2.3 – Outline how government and non-government organisations collaborate to provide person-centred healthcare
Next, you outline how these organisations collaborate to provide person-centred healthcare. Person-centred care means care that responds to the needs, circumstances and preferences of the individual rather than treating care as a series of disconnected services. Collaboration between hospitals, GPs, allied health providers, community services, mental health providers, aged care and disability services can improve continuity of care and produce better outcomes, particularly for people with complex or ongoing needs. This section helps you see that effective health care depends not only on services existing, but also on those services working together well.
2.4 – Discuss health expenditure and its impact on current and future populations
You then discuss health expenditure and its impact on both current and future populations. This includes considering the balance between spending on healthcare and spending on prevention, as well as the effects of expenditure on sustainability, access and equity. You also examine Medicare, private health insurance, and related Commonwealth-funded programs. This is important because funding decisions shape who can access care, what kinds of care are prioritised, and how well the system can respond to future needs such as chronic disease, ageing, disability support and rising demand.

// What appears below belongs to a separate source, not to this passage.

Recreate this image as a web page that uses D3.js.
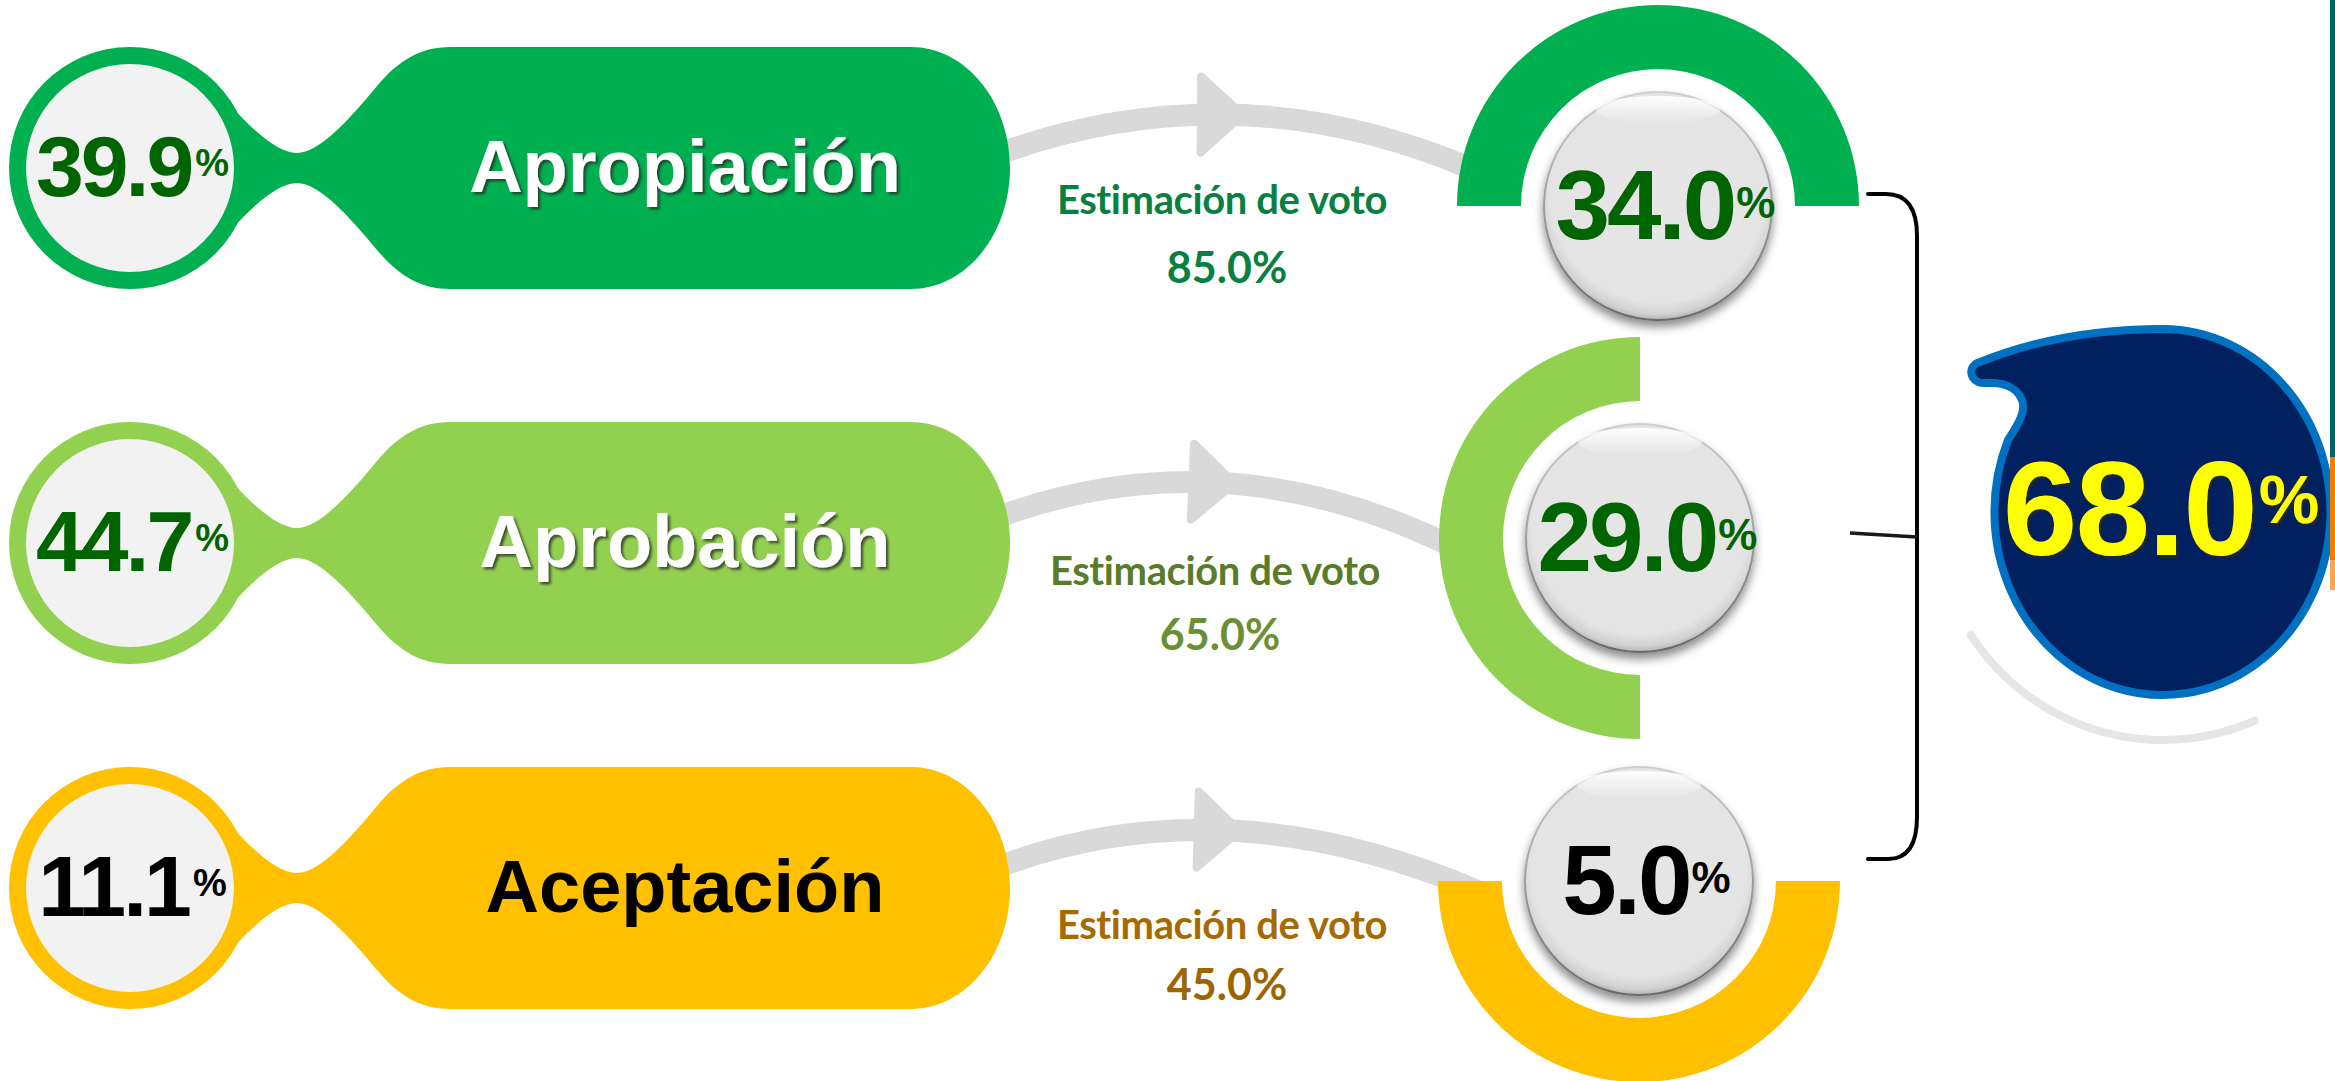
<!DOCTYPE html>
<html>
<head>
<meta charset="utf-8">
<script src="https://cdn.jsdelivr.net/npm/d3@7"></script>
<style>
  html, body { margin: 0; padding: 0; background: #ffffff; }
  svg { display: block; }
</style>
</head>
<body>
<script>
// ---------------- DATA ----------------
const categories    = ["Apropiación", "Aprobación", "Aceptación"];
const shareValues   = [39.9, 44.7, 11.1];      // left circles
const voteEstimate  = [85.0, 65.0, 45.0];      // "Estimación de voto"
const voteValues    = [34.0, 29.0, 5.0];       // gauge buttons
const totalValue    = 68.0;                    // big drop

// ---------------- STYLE / LAYOUT ----------------
const W = 2335, H = 1081;
const fillColors   = ["#00B050", "#92D050", "#FFC000"];
const nameColors   = ["#FFFFFF", "#FFFFFF", "#000000"];
const nameShadow   = [true, true, false];
const numColors    = ["#006400", "#006400", "#000000"];
const labelColors  = ["#078040", "#5A7B27", "#A66B00"];
const valueColors  = ["#078040", "#6B8F33", "#9C6500"];
const gaugeStart   = [-Math.PI / 2, Math.PI, Math.PI / 2];   // half-ring orientation

const rowScale   = d3.scaleOrdinal().domain(categories).range([168, 543, 888]);
const gaugeX     = d3.scaleOrdinal().domain(categories).range([1658, 1640, 1639]);
const gaugeY     = d3.scaleOrdinal().domain(categories).range([206, 538, 881]);
const labelX     = d3.scaleOrdinal().domain(categories).range([1222, 1215, 1222]);
const labelY     = d3.scaleOrdinal().domain(categories).range([214, 585, 939]);
const valueY     = d3.scaleOrdinal().domain(categories).range([283, 650, 1000]);
// arrow curves: start, control, end
const arrowGeom  = d3.scaleOrdinal().domain(categories).range([
  [[990, 157], [1231, 67], [1470, 168]],
  [[990, 520], [1221, 432], [1455, 548]],
  [[990, 870], [1220, 780], [1480, 892]]
]);

const fmt = d3.format(".1f");

const svg = d3.select("body").append("svg")
  .attr("width", W).attr("height", H)
  .style("font-family", "'Liberation Sans', Arial, sans-serif");

const defs = svg.append("defs");
const ts = defs.append("filter").attr("id", "textShadow")
  .attr("x", "-10%").attr("y", "-20%").attr("width", "130%").attr("height", "150%");
ts.append("feDropShadow").attr("dx", 2.5).attr("dy", 2.5).attr("stdDeviation", 1.2)
  .attr("flood-color", "#2a2a2a").attr("flood-opacity", 0.75);

const bs = defs.append("filter").attr("id", "btnShadow")
  .attr("x", "-20%").attr("y", "-20%").attr("width", "140%").attr("height", "150%");
bs.append("feDropShadow").attr("dx", 0).attr("dy", 6).attr("stdDeviation", 5)
  .attr("flood-color", "#000").attr("flood-opacity", 0.45);

const rg = defs.append("radialGradient").attr("id", "btnFill")
  .attr("cx", "50%").attr("cy", "45%").attr("r", "55%");
rg.append("stop").attr("offset", "0%").attr("stop-color", "#E6E6E6");
rg.append("stop").attr("offset", "86%").attr("stop-color", "#E4E4E4");
rg.append("stop").attr("offset", "95%").attr("stop-color", "#D2D2D2");
rg.append("stop").attr("offset", "100%").attr("stop-color", "#B5B5B5");

const rim = defs.append("linearGradient").attr("id", "btnRim")
  .attr("x1", 0).attr("y1", 0).attr("x2", 0).attr("y2", 1);
rim.append("stop").attr("offset", "0%").attr("stop-color", "#D0D0D0");
rim.append("stop").attr("offset", "100%").attr("stop-color", "#6A6A6A");

const hl = defs.append("linearGradient").attr("id", "btnHl")
  .attr("x1", 0).attr("y1", 0).attr("x2", 0).attr("y2", 1);
hl.append("stop").attr("offset", "0%").attr("stop-color", "#FFFFFF").attr("stop-opacity", 0.95);
hl.append("stop").attr("offset", "100%").attr("stop-color", "#FFFFFF").attr("stop-opacity", 0);

// ---------------- ARROWS (behind) ----------------
categories.forEach(c => {
  const [p0, cp, p2] = arrowGeom(c);
  const path = d3.path();
  path.moveTo(p0[0], p0[1]);
  path.quadraticCurveTo(cp[0], cp[1], p2[0], p2[1]);
  svg.append("path").attr("d", path.toString())
    .attr("fill", "none").attr("stroke", "#D9D9D9").attr("stroke-width", 22);
  const t = 0.48;
  const x = (1 - t) * (1 - t) * p0[0] + 2 * (1 - t) * t * cp[0] + t * t * p2[0];
  const y = (1 - t) * (1 - t) * p0[1] + 2 * (1 - t) * t * cp[1] + t * t * p2[1];
  const dx = 2 * (1 - t) * (cp[0] - p0[0]) + 2 * t * (p2[0] - cp[0]);
  const dy = 2 * (1 - t) * (cp[1] - p0[1]) + 2 * t * (p2[1] - cp[1]);
  const ang = Math.atan2(dy, dx) * 180 / Math.PI;
  svg.append("path")
    .attr("d", "M-20,-38 L22,0 L-20,38 Z")
    .attr("transform", `translate(${x},${y}) rotate(${ang})`)
    .attr("fill", "#D9D9D9").attr("stroke", "#D9D9D9")
    .attr("stroke-width", 8).attr("stroke-linejoin", "round");
});

// ---------------- LEFT PILLS ----------------
function pillPath(cy) {
  const k = 0.5523, rx = 99, ry = 121, xe = 911;
  return [
    `M217,${cy - 78}`,
    `C245,${cy - 45} 275,${cy - 15} 297,${cy - 15}`,
    `C319,${cy - 15} 349,${cy - 48} 377,${cy - 82}`,
    `C398,${cy - 107} 420,${cy - 121} 450,${cy - 121}`,
    `L${xe},${cy - 121}`,
    `C${xe + k * rx},${cy - 121} ${xe + rx},${cy - k * ry} ${xe + rx},${cy}`,
    `C${xe + rx},${cy + k * ry} ${xe + k * rx},${cy + 121} ${xe},${cy + 121}`,
    `L450,${cy + 121}`,
    `C420,${cy + 121} 398,${cy + 107} 377,${cy + 82}`,
    `C349,${cy + 48} 319,${cy + 15} 297,${cy + 15}`,
    `C275,${cy + 15} 245,${cy + 45} 217,${cy + 78}`,
    `Z`
  ].join(" ");
}

categories.forEach((c, i) => {
  const cy = rowScale(c);
  const g = svg.append("g");
  g.append("circle").attr("cx", 130).attr("cy", cy).attr("r", 121).attr("fill", fillColors[i]);
  g.append("path").attr("d", pillPath(cy)).attr("fill", fillColors[i]);
  g.append("circle").attr("cx", 130).attr("cy", cy).attr("r", 104).attr("fill", "#F2F2F2");

  const tx = g.append("text").attr("x", 131).attr("y", cy + 28)
    .attr("text-anchor", "middle").attr("font-weight", "bold")
    .attr("fill", numColors[i]).attr("letter-spacing", -3);
  tx.append("tspan").attr("font-size", 86).text(fmt(shareValues[i]));
  tx.append("tspan").attr("font-size", 38).attr("dy", -20).attr("dx", 4).text("%");

  const nm = g.append("text").attr("x", 685).attr("y", cy + 24)
    .attr("text-anchor", "middle").attr("font-weight", "bold")
    .attr("font-size", 74).attr("fill", nameColors[i]).text(c);
  if (nameShadow[i]) nm.attr("filter", "url(#textShadow)");
});

// ---------------- ESTIMACION LABELS ----------------
categories.forEach((c, i) => {
  svg.append("text").attr("x", labelX(c)).attr("y", labelY(c))
    .attr("text-anchor", "middle").attr("font-family", "Lato, 'Open Sans', sans-serif")
    .attr("font-weight", "bold").attr("font-size", 40).attr("letter-spacing", -0.4)
    .attr("fill", labelColors[i]).text("Estimación de voto");
  svg.append("text").attr("x", labelX(c) + 5).attr("y", valueY(c))
    .attr("text-anchor", "middle").attr("font-family", "Lato, 'Open Sans', sans-serif")
    .attr("font-weight", "bold").attr("font-size", 43)
    .attr("fill", valueColors[i]).text(fmt(voteEstimate[i]) + "%");
});

// ---------------- GAUGES ----------------
const ring = d3.arc().innerRadius(137).outerRadius(201);
categories.forEach((c, i) => {
  const cx = gaugeX(c), cy = gaugeY(c);
  const g = svg.append("g").attr("transform", `translate(${cx},${cy})`);
  g.append("path")
    .attr("d", ring({ startAngle: gaugeStart[i], endAngle: gaugeStart[i] + Math.PI }))
    .attr("fill", fillColors[i]);
  g.append("circle").attr("r", 114).attr("fill", "url(#btnFill)")
    .attr("stroke", "url(#btnRim)").attr("stroke-width", 2).attr("filter", "url(#btnShadow)");
  g.append("ellipse").attr("cx", 0).attr("cy", -96).attr("rx", 62).attr("ry", 14)
    .attr("fill", "url(#btnHl)");
  const tx = g.append("text").attr("x", 6).attr("y", 33)
    .attr("text-anchor", "middle").attr("font-weight", "bold")
    .attr("fill", numColors[i]).attr("letter-spacing", -3);
  tx.append("tspan").attr("font-size", 98).text(fmt(voteValues[i]));
  tx.append("tspan").attr("font-size", 44).attr("dy", -21).attr("dx", 2).text("%");
});

// ---------------- BRACKET ----------------
svg.append("path")
  .attr("d", "M1868,194 L1886,194 Q1917,194 1917,236 L1917,817 Q1917,859 1888,859 L1868,859")
  .attr("fill", "none").attr("stroke", "#000").attr("stroke-width", 4)
  .attr("stroke-linecap", "round").attr("stroke-linejoin", "round");
svg.append("path").attr("d", "M1850,533 L1917,537")
  .attr("fill", "none").attr("stroke", "#1a1a1a").attr("stroke-width", 3.5);

// ---------------- TOTAL DROP ----------------
const dcx = 2163, dcy = 512;
const shadowArc = d3.arc().innerRadius(224).outerRadius(232).cornerRadius(4);
svg.append("path").attr("transform", `translate(${dcx},${dcy})`)
  .attr("d", shadowArc({ startAngle: 2.71, endAngle: 4.16 }))
  .attr("fill", "#E7E6E6");

svg.append("path")
  .attr("d", "M1980,362 C2035,340 2095,329 2163,329 A168,183 0 1 1 2008,440 " +
             "C2020,422 2026,410 2022,400 C2018,390 2008,384 1995,383 L1984,383 " +
             "C1970,383 1966,366 1980,362 Z")
  .attr("fill", "#002060").attr("stroke", "#0070C0").attr("stroke-width", 8)
  .attr("stroke-linejoin", "round");

const tt = svg.append("text").attr("x", 2160).attr("y", 555)
  .attr("text-anchor", "middle").attr("font-weight", "bold")
  .attr("fill", "#FFFF00").attr("filter", "url(#textShadow)").attr("letter-spacing", -2);
tt.append("tspan").attr("font-size", 134).text(fmt(totalValue));
tt.append("tspan").attr("font-size", 68).attr("dy", -32).attr("dx", 3).text("%");

// right edge strip
svg.append("rect").attr("x", 2330).attr("y", 0).attr("width", 5).attr("height", 457).attr("fill", "#006462");
svg.append("rect").attr("x", 2330).attr("y", 457).attr("width", 5).attr("height", 103).attr("fill", "#F07D00");
svg.append("rect").attr("x", 2330).attr("y", 560).attr("width", 5).attr("height", 30).attr("fill", "#F8A65C");
</script>
</body>
</html>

2.5 – Explain complementary healthcare approaches
You also explain complementary healthcare approaches, including the products and services available, their use as a preventative measure, their role in treating a health issue, and their use as a supplement to other medical treatments. This part of the course recognises that many people engage with health care beyond conventional medicine. The aim is not to treat all complementary approaches as equally valid, but to understand how and why they are used and where they fit within broader health care and decision-making.
2.6 – Explain the importance of being a critical health consumer
You then examine why being a critical health consumer is so important. People are constantly exposed to health claims through advertising, social media, influencers, websites, apps and commercial products. As a result, you need to know how to judge who is credible, what evidence supports a claim, whether bias or profit may influence the message, and whether a product or service is actually appropriate. This part of the module is about making informed decisions rather than passively accepting health information at face value.
2.7 – Investigate the current and emerging changes and challenges to the healthcare system
Finally, you investigate the current and emerging changes and challenges facing the healthcare system. This may include issues such as privatisation, changing hospital functions, rising costs, increasing demand, workforce pressures and unequal access. Because the directive verb is investigate, you are expected to explore these issues in depth and draw conclusions about how they may shape the future of healthcare in Australia. This helps you move from a surface understanding of the system to a more critical understanding of the pressures and decisions that influence its effectiveness.
By completing this key inquiry question, you develop a clearer understanding of how the Australian healthcare system operates, how responsibility is shared, what influences its effectiveness, and why informed judgement is essential when evaluating health care and making personal health decisions.